Numerical modeling on load bearing and bypass behavior of bolted single lap joints of laminates

Bolted joints are widely used in aircraft structures. Proper design and accurate strength assessment of these joints are of great importance in aircraft design. In this paper, to investigate the mechanical behavior of single lap shear joints of carbon fiber reinforce plastic, four types of fastener of numerical model methods are developed. Based on the same principle of lap joint, different double bolt, and single-lap joint structures with three distinct width-diameter ratios (w/D) are designed and manufactured. Each specimen is loaded under tension until complete failure.
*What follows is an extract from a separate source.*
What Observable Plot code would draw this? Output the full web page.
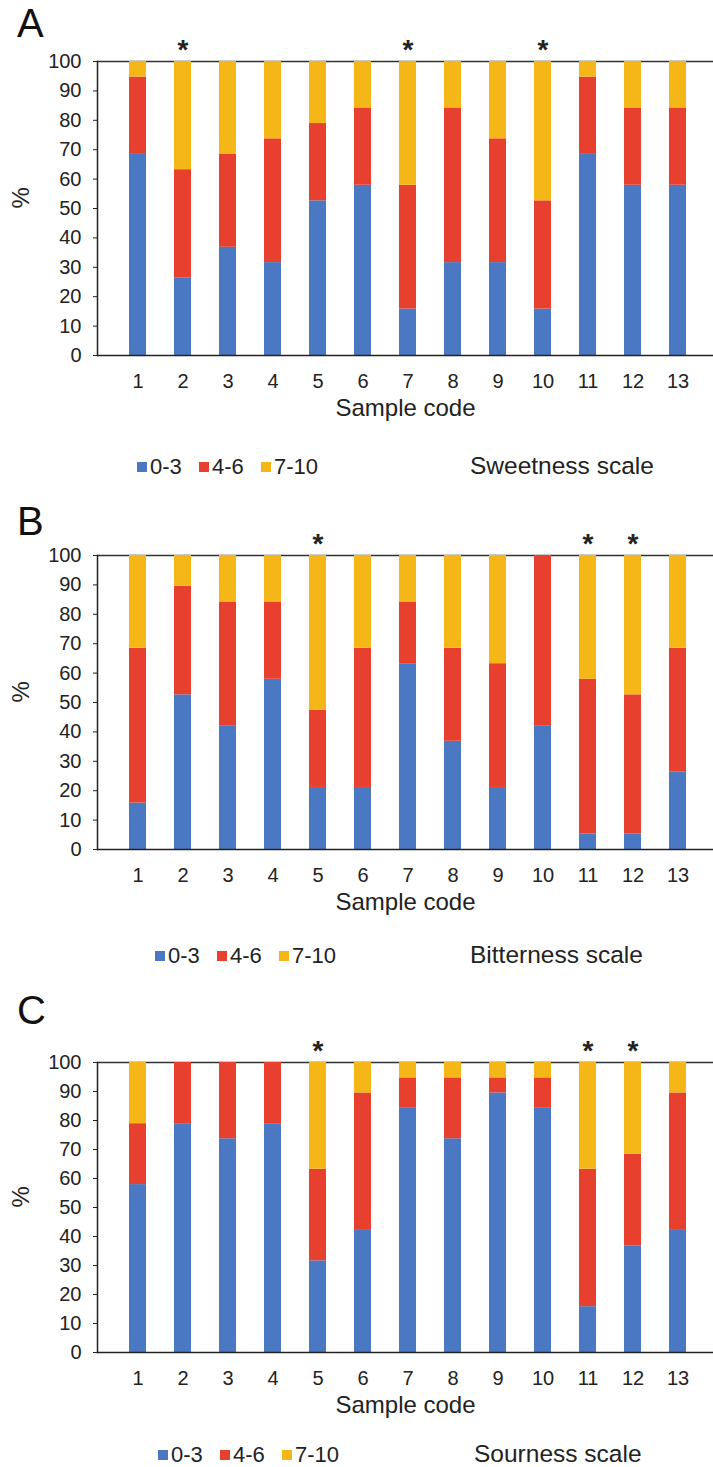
<!DOCTYPE html>
<html>
<head>
<meta charset="utf-8">
<script src="https://cdn.jsdelivr.net/npm/d3@7"></script>
<script src="https://cdn.jsdelivr.net/npm/@observablehq/plot@0.6"></script>
<style>
  html, body { margin: 0; padding: 0; background: #fff; }
  body { width: 713px; height: 1467px; position: relative; overflow: hidden; font-family: "Liberation Sans", Arial, sans-serif; color: #222; }
  .panel { position: absolute; left: 0; width: 713px; }
  .letter { position: absolute; left: 17px; font-size: 40px; font-family: "Liberation Sans", Arial, sans-serif; font-weight: 400; line-height: 1; color: #111; }
  .legend { position: absolute; height: 26px; width: 260px; font-size: 22px; line-height: 26px; }
  .legend .sw { position: absolute; top: 8px; width: 10px; height: 10px; }
  .legend .lab { position: absolute; top: 0; white-space: nowrap; }
  .scale { position: absolute; font-size: 24.5px; line-height: 1; white-space: nowrap; }
</style>
</head>
<body>
<script>
const samples = ["1","2","3","4","5","6","7","8","9","10","11","12","13"];
const groups = ["0-3", "4-6", "7-10"];
const colors = ["#4a78c2", "#e8402f", "#f5b618"];
const yTicks = [0,10,20,30,40,50,60,70,80,90,100];

// Panel A: Sweetness
const sweet03  = [68.4,26.3,36.8,31.6,52.6,57.9,15.8,31.6,31.6,15.8,68.4,57.9,57.9];
const sweet46  = [26.3,36.9,31.6,42.1,26.3,26.3,42.1,52.6,42.1,36.8,26.3,26.3,26.3];
const sweet710 = [5.3,36.8,31.6,26.3,21.1,15.8,42.1,15.8,26.3,47.4,5.3,15.8,15.8];
const sweetStars = ["2","7","10"];

// Panel B: Bitterness
const bitter03  = [15.8,52.6,42.1,57.9,21.1,21.1,63.2,36.8,21.1,42.1,5.3,5.3,26.3];
const bitter46  = [52.6,36.9,42.1,26.3,26.3,47.3,21.0,31.6,42.1,57.9,52.6,47.3,42.1];
const bitter710 = [31.6,10.5,15.8,15.8,52.6,31.6,15.8,31.6,36.8,0,42.1,47.4,31.6];
const bitterStars = ["5","11","12"];

// Panel C: Sourness
const sour03  = [57.9,78.9,73.7,78.9,31.6,42.1,84.2,73.7,89.5,84.2,15.8,36.8,42.1];
const sour46  = [21.0,21.1,26.3,21.1,31.6,47.4,10.5,21.0,5.2,10.5,47.4,31.6,47.4];
const sour710 = [21.1,0,0,0,36.8,10.5,5.3,5.3,5.3,5.3,36.8,31.6,10.5];
const sourStars = ["5","11","12"];

const fontFamily = '"Liberation Sans", Arial, sans-serif';
const legendOffsets = [0, 62, 124];

function makePanel({top, mt, ph, series, stars, letter, letterTop, scaleName, legendTop, legendLeft, scaleLeft}) {
  const data = [];
  samples.forEach((s, i) => {
    series.forEach((arr, g) => data.push({sample: s, group: groups[g], value: arr[i]}));
  });
  const div = document.createElement("div");
  div.className = "panel";
  div.style.top = top + "px";
  const mb = 80;
  const chart = Plot.plot({
    width: 713,
    height: mt + ph + mb,
    marginTop: mt,
    marginBottom: mb,
    marginLeft: 97,
    marginRight: 0,
    x: {domain: samples, range: [97, 718], padding: 0.623, label: null},
    y: {domain: [0, 100], label: null},
    color: {domain: groups, range: colors},
    style: {fontFamily, fontSize: "20px", color: "#222", background: "transparent", overflow: "visible"},
    marks: [
      Plot.ruleY([100], {stroke: "#333", strokeWidth: 1.5}),
      Plot.barY(data, {x: "sample", y: "value", fill: "group"}),
      Plot.ruleY([0], {stroke: "#222", strokeWidth: 1.5}),
      Plot.frame({anchor: "left", stroke: "#222", strokeWidth: 1.5}),
      Plot.axisX({tickSize: 0, tickPadding: 18, label: null, fontSize: 20}),
      Plot.axisY({ticks: yTicks, tickSize: 4, tickPadding: 12, label: null, fontSize: 20, stroke: "#222"}),
      Plot.text(["%"], {frameAnchor: "left", dx: -76, rotate: -90, fontSize: 24}),
      Plot.text(["Sample code"], {frameAnchor: "bottom", dx: 0, dy: 60, fontSize: 24}),
      Plot.text(stars, {x: d => d, y: 100, text: () => "*", dy: -11, fontSize: 28, fontWeight: "bold"})
    ]
  });
  div.appendChild(chart);

  const L = document.createElement("div");
  L.className = "letter";
  L.style.top = (letterTop - top) + "px";
  L.textContent = letter;
  div.appendChild(L);

  const leg = document.createElement("div");
  leg.className = "legend";
  leg.style.top = (legendTop - top - 13) + "px";
  leg.style.left = legendLeft + "px";
  groups.forEach((g, i) => {
    const sw = document.createElement("span");
    sw.className = "sw";
    sw.style.left = legendOffsets[i] + "px";
    sw.style.background = colors[i];
    leg.appendChild(sw);
    const lab = document.createElement("span");
    lab.className = "lab";
    lab.style.left = (legendOffsets[i] + 13) + "px";
    lab.textContent = g;
    leg.appendChild(lab);
  });
  div.appendChild(leg);

  const sc = document.createElement("div");
  sc.className = "scale";
  sc.style.top = (legendTop - top - 13) + "px";
  sc.style.left = scaleLeft + "px";
  sc.textContent = scaleName;
  div.appendChild(sc);

  document.body.appendChild(div);
}

makePanel({top: 0, mt: 61, ph: 294, series: [sweet03, sweet46, sweet710], stars: sweetStars,
  letter: "A", letterTop: 3, scaleName: "Sweetness scale", legendTop: 467, legendLeft: 137, scaleLeft: 470});
makePanel({top: 495, mt: 60, ph: 294, series: [bitter03, bitter46, bitter710], stars: bitterStars,
  letter: "B", letterTop: 501, scaleName: "Bitterness scale", legendTop: 956, legendLeft: 155, scaleLeft: 470});
makePanel({top: 995, mt: 67, ph: 290, series: [sour03, sour46, sour710], stars: sourStars,
  letter: "C", letterTop: 990, scaleName: "Sourness scale", legendTop: 1455, legendLeft: 158, scaleLeft: 474});
</script>
</body>
</html>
The experimental results are used not only to verify the fastener models, but also to investigate the failure transformation induced from the composite load bypass and the bolt-hole load bearing. It is found that the increase of w/D, the failure model could transfer from the net cross section damage caused by load bypass to the bolt hole failure caused by load bearing. By comparison, the numerical results show that the Cbush+RBE3 model has high adaptability and good fidelity in elastic stage without increasing the model scale in terms of the level of details. To improve the accuracy in nonlinear stage, hole geometry details need to be considered. Additionally, single bolt is created to reveal the nonlinear deformation affected by laminate thickness. Three/four/five row of bolt models are used to show the bolt load distribution characteristics. Finally, the influences of the element size and the bolt modeling methods on the bolt load distribution are analyzed, respectively.